Only the lines from the start of the data to the line containing "(fbl) at (208,330);", both included, should be output, exactly and without pictures.
'''
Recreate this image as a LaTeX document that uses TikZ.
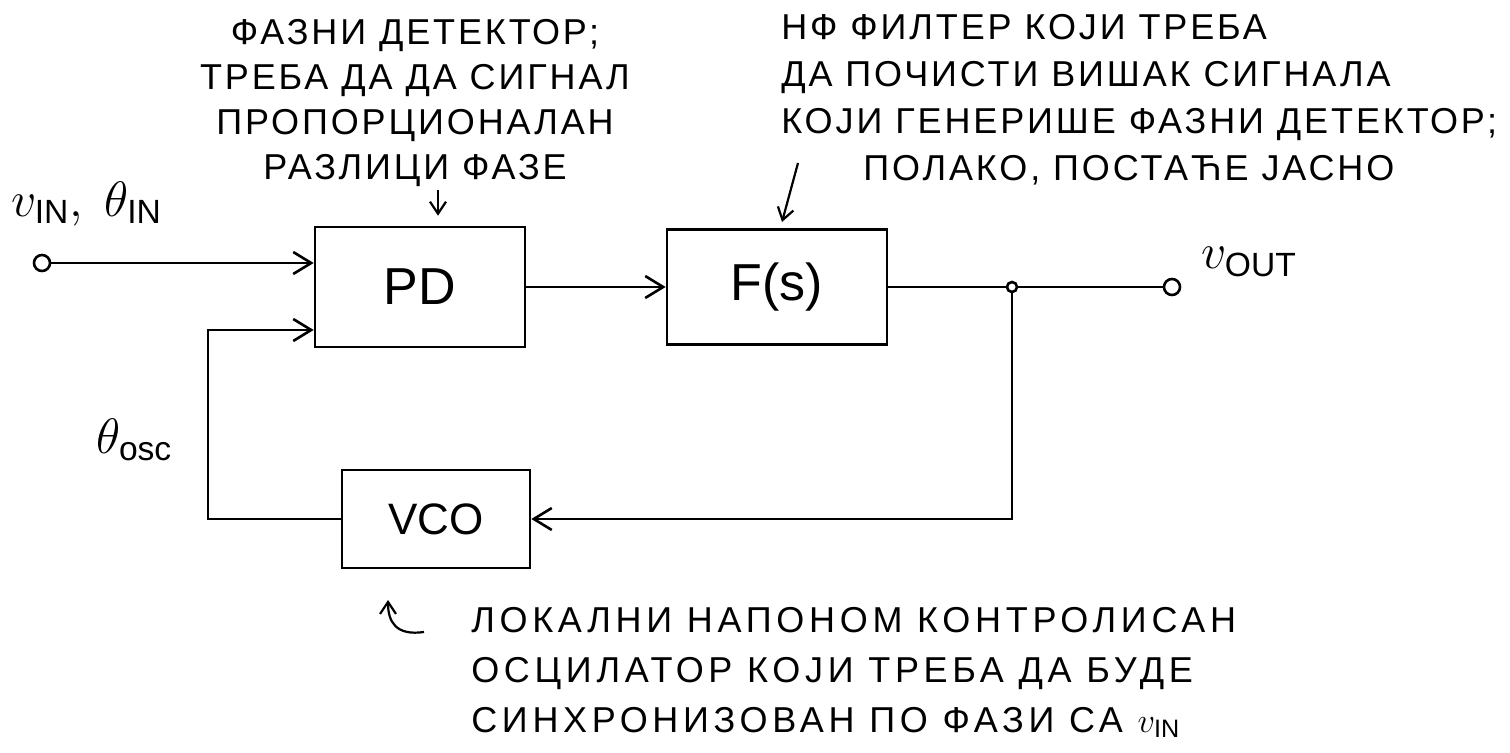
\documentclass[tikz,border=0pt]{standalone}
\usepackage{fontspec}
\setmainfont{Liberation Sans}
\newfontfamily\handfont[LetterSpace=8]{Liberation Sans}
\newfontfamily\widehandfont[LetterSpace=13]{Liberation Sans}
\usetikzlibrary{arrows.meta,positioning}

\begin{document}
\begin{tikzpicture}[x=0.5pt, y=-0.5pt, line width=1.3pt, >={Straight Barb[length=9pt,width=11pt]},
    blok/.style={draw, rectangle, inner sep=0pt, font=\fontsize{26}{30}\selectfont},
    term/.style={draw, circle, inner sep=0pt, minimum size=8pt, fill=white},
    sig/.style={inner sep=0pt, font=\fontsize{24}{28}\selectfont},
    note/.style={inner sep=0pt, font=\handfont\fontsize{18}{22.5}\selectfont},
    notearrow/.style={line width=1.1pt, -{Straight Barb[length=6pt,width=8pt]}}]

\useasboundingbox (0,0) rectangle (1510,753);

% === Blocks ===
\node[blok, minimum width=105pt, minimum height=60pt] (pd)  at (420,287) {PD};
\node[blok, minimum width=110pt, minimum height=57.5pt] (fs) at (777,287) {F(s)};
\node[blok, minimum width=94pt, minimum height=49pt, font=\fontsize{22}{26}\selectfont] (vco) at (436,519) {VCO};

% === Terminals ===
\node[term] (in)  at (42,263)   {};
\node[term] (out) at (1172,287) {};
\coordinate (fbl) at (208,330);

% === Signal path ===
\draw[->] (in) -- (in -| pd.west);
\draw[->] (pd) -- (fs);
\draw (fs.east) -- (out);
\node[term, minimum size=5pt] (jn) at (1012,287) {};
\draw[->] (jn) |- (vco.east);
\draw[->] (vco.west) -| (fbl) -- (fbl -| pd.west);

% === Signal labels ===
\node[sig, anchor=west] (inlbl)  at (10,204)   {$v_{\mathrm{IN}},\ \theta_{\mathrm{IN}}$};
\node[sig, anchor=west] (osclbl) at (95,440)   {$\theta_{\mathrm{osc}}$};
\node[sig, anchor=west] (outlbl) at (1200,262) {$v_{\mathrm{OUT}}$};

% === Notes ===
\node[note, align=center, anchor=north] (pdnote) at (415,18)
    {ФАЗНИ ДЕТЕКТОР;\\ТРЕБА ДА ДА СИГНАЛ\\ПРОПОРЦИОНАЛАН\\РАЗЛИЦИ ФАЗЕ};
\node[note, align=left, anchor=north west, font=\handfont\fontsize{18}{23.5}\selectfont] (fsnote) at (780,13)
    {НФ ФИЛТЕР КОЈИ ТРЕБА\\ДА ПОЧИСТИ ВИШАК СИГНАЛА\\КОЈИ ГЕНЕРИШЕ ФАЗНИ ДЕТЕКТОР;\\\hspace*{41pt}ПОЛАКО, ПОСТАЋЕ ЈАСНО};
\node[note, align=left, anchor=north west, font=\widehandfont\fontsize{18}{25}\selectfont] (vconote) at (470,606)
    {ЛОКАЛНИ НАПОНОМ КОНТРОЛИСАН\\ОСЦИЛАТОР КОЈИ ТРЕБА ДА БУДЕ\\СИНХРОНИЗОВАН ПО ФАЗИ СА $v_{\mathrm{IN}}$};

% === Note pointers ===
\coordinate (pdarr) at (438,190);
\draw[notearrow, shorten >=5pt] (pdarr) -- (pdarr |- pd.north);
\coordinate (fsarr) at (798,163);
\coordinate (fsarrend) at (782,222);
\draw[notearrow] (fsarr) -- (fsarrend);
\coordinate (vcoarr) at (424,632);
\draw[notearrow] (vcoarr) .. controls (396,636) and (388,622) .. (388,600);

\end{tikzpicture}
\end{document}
'''
**Answer**
Recreate this image as a LaTeX document that uses TikZ.
\documentclass[tikz,border=0pt]{standalone}
\usepackage{fontspec}
\setmainfont{Liberation Sans}
\newfontfamily\handfont[LetterSpace=8]{Liberation Sans}
\newfontfamily\widehandfont[LetterSpace=13]{Liberation Sans}
\usetikzlibrary{arrows.meta,positioning}

\begin{document}
\begin{tikzpicture}[x=0.5pt, y=-0.5pt, line width=1.3pt, >={Straight Barb[length=9pt,width=11pt]},
    blok/.style={draw, rectangle, inner sep=0pt, font=\fontsize{26}{30}\selectfont},
    term/.style={draw, circle, inner sep=0pt, minimum size=8pt, fill=white},
    sig/.style={inner sep=0pt, font=\fontsize{24}{28}\selectfont},
    note/.style={inner sep=0pt, font=\handfont\fontsize{18}{22.5}\selectfont},
    notearrow/.style={line width=1.1pt, -{Straight Barb[length=6pt,width=8pt]}}]

\useasboundingbox (0,0) rectangle (1510,753);

% === Blocks ===
\node[blok, minimum width=105pt, minimum height=60pt] (pd)  at (420,287) {PD};
\node[blok, minimum width=110pt, minimum height=57.5pt] (fs) at (777,287) {F(s)};
\node[blok, minimum width=94pt, minimum height=49pt, font=\fontsize{22}{26}\selectfont] (vco) at (436,519) {VCO};

% === Terminals ===
\node[term] (in)  at (42,263)   {};
\node[term] (out) at (1172,287) {};
\coordinate (fbl) at (208,330);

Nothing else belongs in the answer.